**Source excerpt**
* * *

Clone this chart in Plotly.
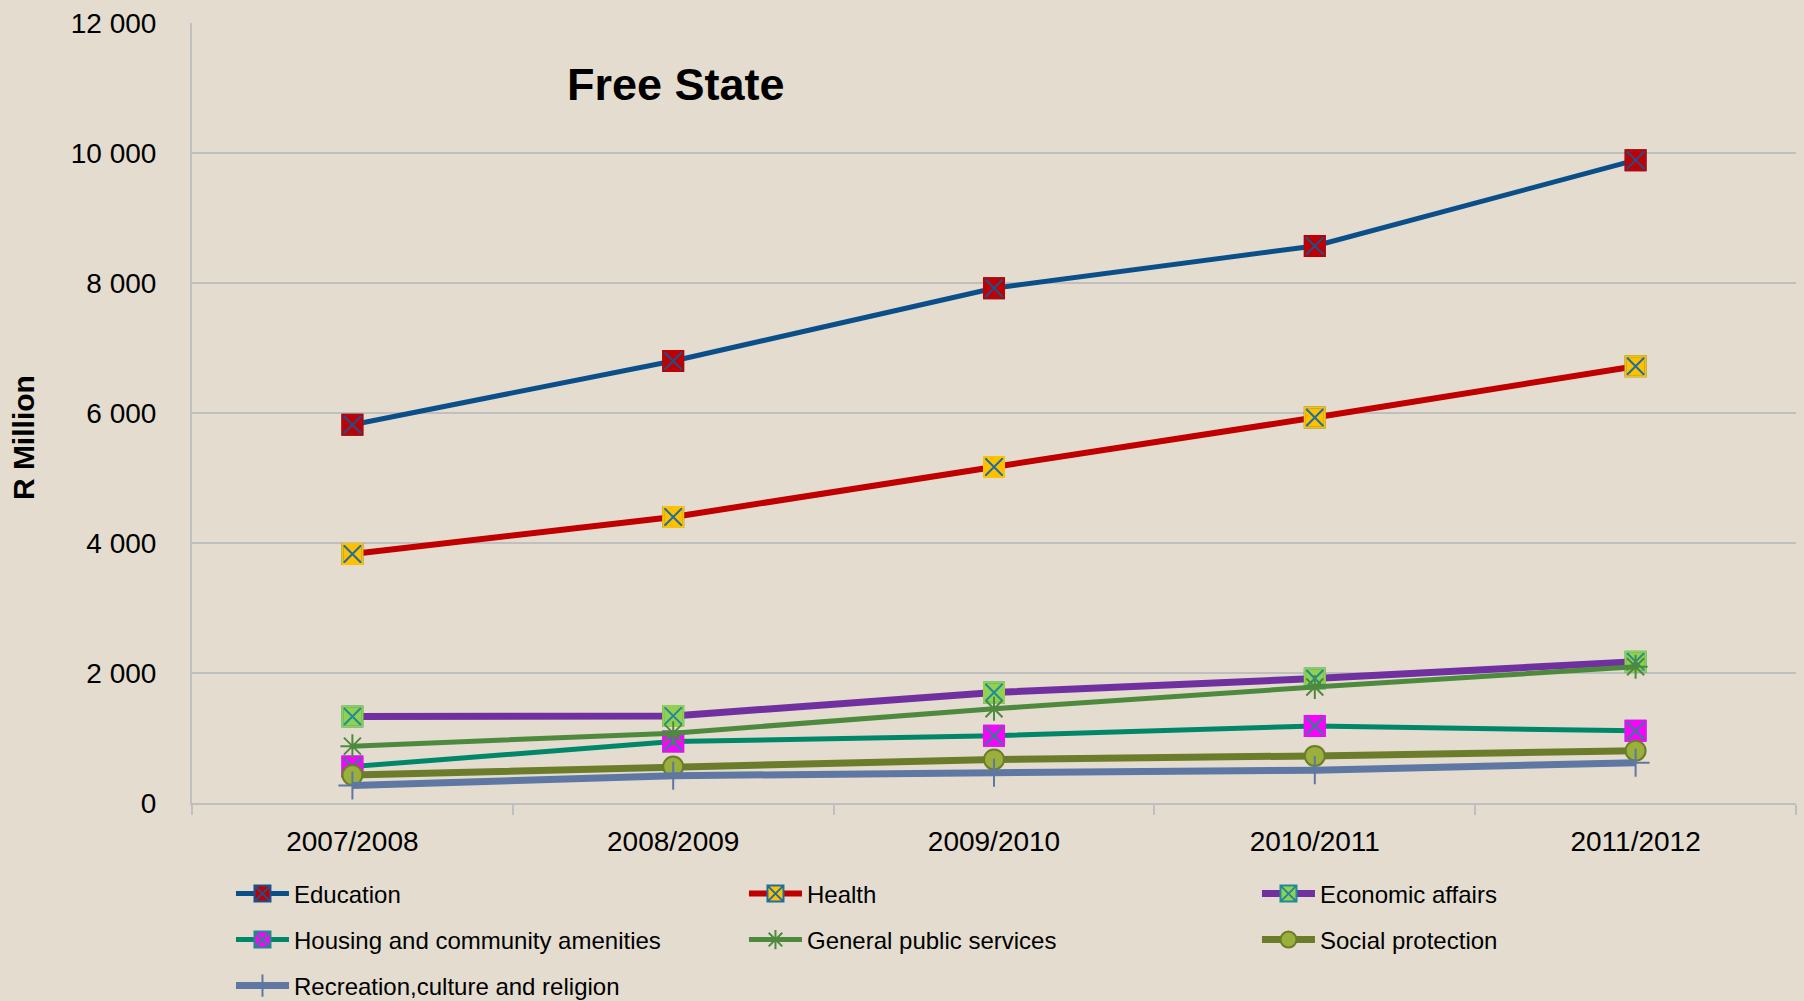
import plotly.graph_objects as go

# Datos (R millones)
anios = ['2007/2008', '2008/2009', '2009/2010', '2010/2011', '2011/2012']

educacion = [5820, 6800, 7920, 8570, 9890]
salud = [3830, 4400, 5170, 5930, 6720]
asuntos_economicos = [1330, 1340, 1700, 1915, 2175]
vivienda = [560, 945, 1035, 1185, 1110]
servicios_publicos = [875, 1075, 1450, 1785, 2095]
proteccion_social = [430, 560, 670, 725, 805]
recreacion = [270, 420, 465, 505, 620]

fondo = '#E4DCCF'
gris = '#BFBFBF'
fuente = 'Liberation Sans, Arial, sans-serif'

# nombre, valores, color de línea, ancho, símbolo, relleno, color de la X, leyenda
series = [
    ('Education', educacion, '#0B4F8A', 5, 'square-x', '#C00000', '#1A5290', 'legend'),
    ('Health', salud, '#C00000', 6, 'square-x', '#FFC000', '#1F6E9E', 'legend'),
    ('Economic affairs', asuntos_economicos, '#7030A0', 7, 'square-x', '#92D050', '#1F8A9A', 'legend'),
    ('Housing and community amenities', vivienda, '#00876A', 5, 'square-x', '#FF00FF', '#1F8A8A', 'legend2'),
    ('General public services', servicios_publicos, '#4E8A3E', 5, 'asterisk-open', '#4E8A3E', '#4E8A3E', 'legend2'),
    ('Social protection', proteccion_social, '#6B7D2A', 7, 'circle', '#9BAF3C', '#6B7D2A', 'legend2'),
    ('Recreation,culture and religion', recreacion, '#5F77A3', 7, 'cross-thin-open', '#5F77A3', '#5F77A3', 'legend3'),
]

fig = go.Figure()

for nombre, valores, color, ancho, simbolo, relleno, color_x, leyenda in series:
    fig.add_trace(go.Scatter(
        x=anios, y=valores, mode='lines+markers', name=nombre,
        line=dict(color=color, width=ancho),
        marker=dict(symbol=simbolo, size=20, color=relleno,
                    line=dict(color=color_x, width=2)),
        legend=leyenda,
    ))
    # tapar el borde del cuadrado con el color de relleno
    if simbolo == 'square-x':
        fig.add_trace(go.Scatter(
            x=anios, y=valores, mode='markers', showlegend=False, hoverinfo='skip',
            marker=dict(symbol='square-open', size=20, color=relleno,
                        line=dict(color=relleno, width=2)),
        ))

# Título y etiqueta del eje Y como anotaciones
fig.add_annotation(text='<b>Free State</b>', x=0.302, y=0.921, xref='paper', yref='paper',
                   xanchor='center', yanchor='middle',
                   showarrow=False, font=dict(size=45, color='black', family=fuente))
fig.add_annotation(text='<b>R Million</b>', x=-0.1054, y=0.469, xref='paper', yref='paper',
                   xanchor='center', yanchor='middle',
                   textangle=-90, showarrow=False, font=dict(size=30, color='black', family=fuente))

leyenda_base = dict(orientation='h', xanchor='left', x=0.0243, yanchor='middle', yref='container',
                    bgcolor='rgba(0,0,0,0)', font=dict(size=24, color='black', family=fuente),
                    entrywidth=445, entrywidthmode='pixels', itemwidth=53, traceorder='normal')

fig.update_layout(
    width=1804, height=1001,
    paper_bgcolor=fondo, plot_bgcolor=fondo,
    margin=dict(l=192, r=8, t=18, b=198),
    separators='. ',
    font=dict(family=fuente, color='black'),
    legend=dict(leyenda_base, y=1 - 894 / 1001),
    legend2=dict(leyenda_base, y=1 - 940 / 1001),
    legend3=dict(leyenda_base, y=1 - 986 / 1001),
    xaxis=dict(
        range=[-0.5, 4.5], showline=True, linecolor=gris, linewidth=2,
        ticks='outside', tickson='boundaries', ticklen=10, tickcolor=gris, tickwidth=1.5,
        showgrid=False, tickfont=dict(size=28, color='black', family=fuente),
        ticklabelstandoff=12,
    ),
    yaxis=dict(
        range=[0, 12000], dtick=2000, tickformat=',', showline=True, linecolor=gris, linewidth=2,
        gridcolor=gris, gridwidth=1.5, zeroline=False,
        tickfont=dict(size=28, color='black', family=fuente), ticklabelstandoff=28,
    ),
)

fig.write_html('out.html', config={'displayModeBar': False},
               post_script="document.body.style.margin='0';")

* * *

**Exercise objective**
Repeat only the lines from the beginning of the material through the line containing "recreacion = [270, 420, 465, 505, 620]", both ends kept, leaving pictures out.

**Correct response**
Clone this chart in Plotly.
import plotly.graph_objects as go

# Datos (R millones)
anios = ['2007/2008', '2008/2009', '2009/2010', '2010/2011', '2011/2012']

educacion = [5820, 6800, 7920, 8570, 9890]
salud = [3830, 4400, 5170, 5930, 6720]
asuntos_economicos = [1330, 1340, 1700, 1915, 2175]
vivienda = [560, 945, 1035, 1185, 1110]
servicios_publicos = [875, 1075, 1450, 1785, 2095]
proteccion_social = [430, 560, 670, 725, 805]
recreacion = [270, 420, 465, 505, 620]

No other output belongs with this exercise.